Thursday, April 13, 2017

Ralph Waldo Emerson, one of America’s greatest thinkers in the 19th century, proclaimed “The earth laughs in flowers.” It is entirely possible to believe that when you wander the Dunn in April. The new blooms announce their delight with an unencumbered joy. Unlike the rest of us rain weary citizens they pop up fresh after a shower.

As I wander the grounds I am amused by the effect that the ephemeral blooms have on my disposition. They turn me, a regular in the Gardens, into a visitor, arresting my travels with ease. I stop often to draw breath at some new, unexpected and proud beauty - like the common Bergenia ‘Eric Smith’ thrusting its bright pink blooms in the air looking like Cinderella dressed for the ball.

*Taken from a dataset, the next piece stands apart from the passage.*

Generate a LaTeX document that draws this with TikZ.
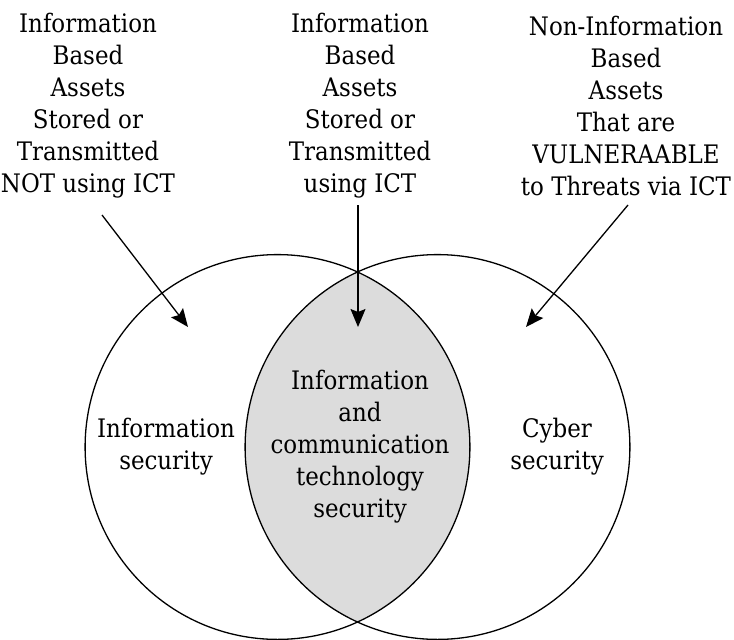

The camellias have joined the visual chorus that marks April. Camellia japonica ‘Tama Ikoi’ is also springing pink – with a promise of a clean finish. Shake this sweetheart at the end of the blooming period and the petals jump off clean. On the ground, in the bass section of the April chorus, if you will, is Hacquetia epipactis. It is a small yellow flower in he shade of the Woodland Trail that starts off a stark, acid yellow and ages to a charming chartreuse - two for the price of one. How is that for horticultural generosity?

Mostly the blooms are so delightful they take your heart as intensely as a true love and prevent you from seeing much else. The pictured Trillium ovatum pulled this trick with ease. There it was in my visual frame, offset by foliage and daffodils looking glorious.  The wire hoop in the front that jangles the eye was invisible at that moment the picture was taken. The earth may laugh in flowers but as I looked at the resulting image the flowers were laughing at me and rejoicing in their ability to render me incompetent with a camera.

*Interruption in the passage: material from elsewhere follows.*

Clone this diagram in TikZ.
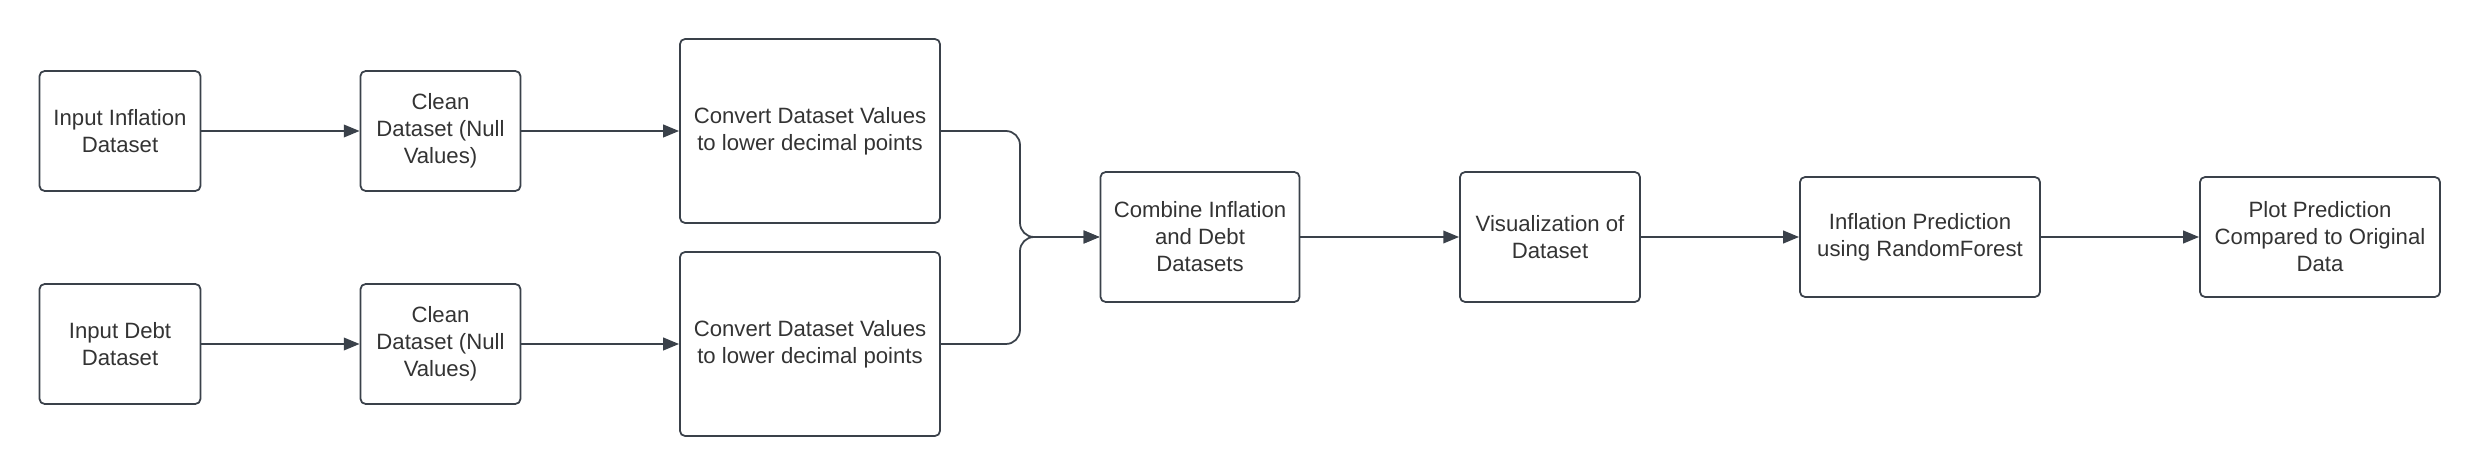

Still, if the earth laughs in flowers, birds surely sing among them. At a recent bird watching class with naturalist, Woody Wheeler, 23 different species were identified in the Gardens, among them a Song Sparrow. This bird was busy declaring his ownership of his territory and likely working on attracting a mate. Fortunately, it does not take particular skills to recognize how happy the birds are. All it takes is a quiet stand among the blooms to hear their joy. (For those particularly interested in the birds identified check out the list.) 

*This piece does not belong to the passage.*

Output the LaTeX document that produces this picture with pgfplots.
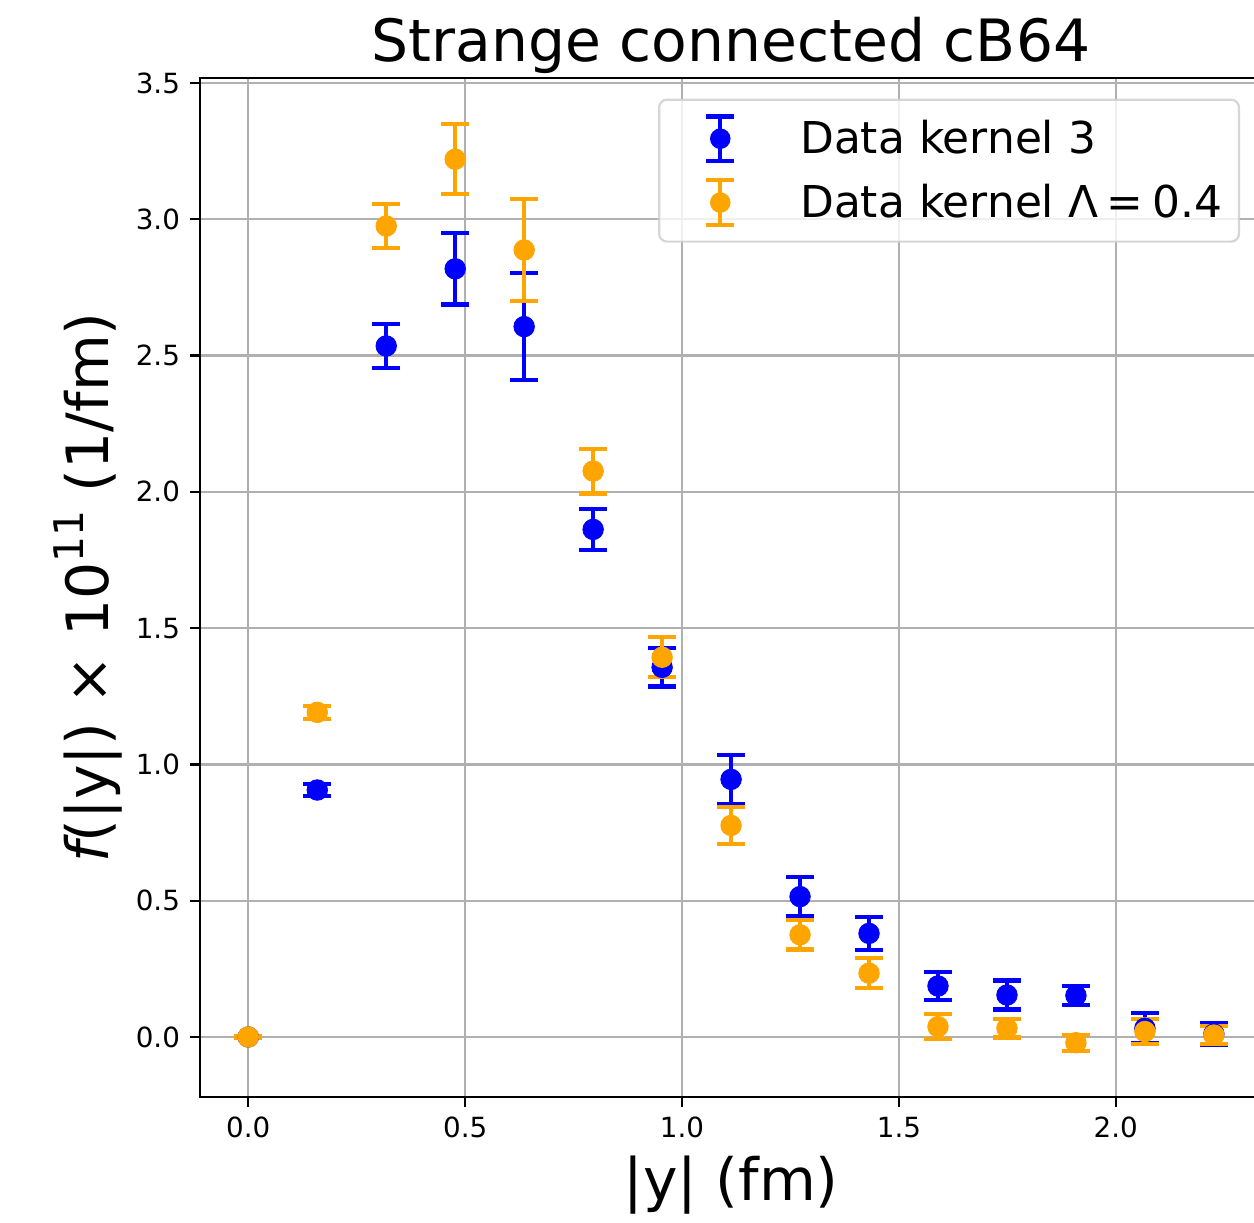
\documentclass[border=0pt]{standalone}
\usepackage{fontspec}
\setmainfont{DejaVu Sans}[ItalicFont={DejaVu Sans Oblique}]
\usepackage{pgfplots}
\pgfplotsset{compat=1.18}
\usepackage{pgfplotstable}
\usetikzlibrary{calc}
\definecolor{mplblue}{RGB}{0,0,255}
\definecolor{mplorange}{RGB}{255,165,0}
\definecolor{gridgray}{RGB}{176,176,176}
\definecolor{legedge}{RGB}{204,204,204}

\pgfplotstableread{
x y e
0.000 0.000 0.000
0.159 0.906 0.021
0.318 2.535 0.080
0.477 2.818 0.131
0.636 2.606 0.196
0.795 1.862 0.076
0.954 1.356 0.070
1.113 0.945 0.090
1.272 0.515 0.073
1.431 0.380 0.061
1.590 0.187 0.051
1.749 0.154 0.053
1.908 0.152 0.035
2.067 0.032 0.055
2.226 0.011 0.040
}\kernthree

\pgfplotstableread{
x y e
0.000 0.000 0.002
0.159 1.191 0.024
0.318 2.975 0.081
0.477 3.220 0.128
0.636 2.887 0.188
0.795 2.076 0.082
0.954 1.393 0.073
1.113 0.776 0.068
1.272 0.375 0.054
1.431 0.234 0.055
1.590 0.038 0.046
1.749 0.032 0.034
1.908 -0.021 0.029
2.067 0.020 0.046
2.226 0.007 0.034
}\kernlam

\pgfplotsset{
  ebimage/.style={
    legend image code/.code={
      \draw[line width=1.5pt, draw opacity=1] (16pt,-8pt) -- (16pt,8pt);
      \draw[line width=1.5pt, draw opacity=1] (11pt,-8pt) -- (21pt,-8pt) (11pt,8pt) -- (21pt,8pt);
      \fill[fill opacity=1, draw=none] (16pt,0pt) circle (3.7pt);
      \path[draw=none, fill=none] (0pt,0pt) rectangle (32pt,0.1pt);
    }
  }
}

\begin{document}
\begin{tikzpicture}
\begin{axis}[
  scale only axis,
  width=382.3pt, height=366.8pt,
  xmin=-0.1113, xmax=2.337,
  ymin=-0.22, ymax=3.518,
  xtick={0,0.5,1,1.5,2},
  ytick={0,0.5,1,1.5,2,2.5,3,3.5},
  xtick pos=bottom, ytick pos=left,
  tick align=outside,
  major tick length=3.5pt,
  tick style={line width=0.8pt, black},
  axis line style={line width=0.8pt, black},
  grid=major,
  major grid style={line width=0.8pt, gridgray},
  /pgf/number format/.cd, fixed, fixed zerofill, precision=1, assume math mode=true,
  /pgfplots/.cd,
  tick label style={font=\fontsize{10}{12}\selectfont},
  xticklabel style={inner sep=0pt, anchor=north, yshift=-3.5pt},
  yticklabel style={inner sep=0pt, anchor=east, xshift=-3.5pt},
  title={Strange connected cB64},
  title style={font=\fontsize{21}{25}\selectfont, at={(axis description cs:0.5,1)}, anchor=base},
  xlabel={|y| (fm)},
  xlabel style={font=\fontsize{21}{25}\selectfont, at={(axis description cs:0.5,-0.102)}, anchor=base},
  ylabel={{\itshape f}(|y|) × 10\raisebox{0.42em}{\fontsize{14.7}{16}\selectfont 11} (1/fm)},
  ylabel style={font=\fontsize{21}{25}\selectfont, at={(axis description cs:-0.0866,0.5)}, anchor=base},
  legend cell align=left,
  legend style={
    at={(rel axis cs:1,1)}, anchor=north east, xshift=-7.9pt, yshift=-7.4pt,
    draw=legedge, line width=0.8pt, rounded corners=2.8pt,
    fill=white, fill opacity=0.8, draw opacity=0.8, text opacity=1,
    font=\fontsize{15.8}{19}\selectfont,
    inner xsep=6.0pt, inner ysep=5.3pt,
    row sep=5.5pt, column sep=12.8pt,
    nodes={inner sep=0pt},
  },
]
\addplot[only marks, color=mplblue, mark=*, mark size=3.7pt,
  mark options={solid, fill=mplblue, draw=mplblue, line width=0.3pt},
  error bars/.cd, y dir=both, y explicit,
  error bar style={line width=1.5pt, mplblue},
  error mark options={rotate=90, line width=1.5pt, mark size=5pt, mplblue},
  /pgfplots/.cd, ebimage]
  table[x=x, y=y, y error=e] {\kernthree};
\addlegendentry{Data kernel 3}

\addplot[only marks, color=mplorange, mark=*, mark size=3.7pt,
  mark options={solid, fill=mplorange, draw=mplorange, line width=0.3pt},
  error bars/.cd, y dir=both, y explicit,
  error bar style={line width=1.5pt, mplorange},
  error mark options={rotate=90, line width=1.5pt, mark size=5pt, mplorange},
  /pgfplots/.cd, ebimage]
  table[x=x, y=y, y error=e] {\kernlam};
\addlegendentry{Data kernel Λ\hspace{0.2em}=\hspace{0.2em}0.4}

\coordinate (bl) at (rel axis cs:0,0);
\coordinate (tr) at (rel axis cs:1,1);
\end{axis}
\pgfresetboundingbox
\path[use as bounding box] ($(bl)+(-72pt,-45.36pt)$) rectangle ($(tr)+(-2.88pt,28.08pt)$);
\end{tikzpicture}
\end{document}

Coming up soon, Sunday, April 23rd, is an opportunity to see the small part of the Earth called Dunn Gardens laughing in flowers, not to mention hearing the birds singing as well. From 2-4 pm visitors are invited to wander the grounds and enjoy the blooms. In  particular, the rhododendrons will be in full glory. Come and let yourself laugh with the flowers and perhaps sing with the birds. Everyone will understand if you do.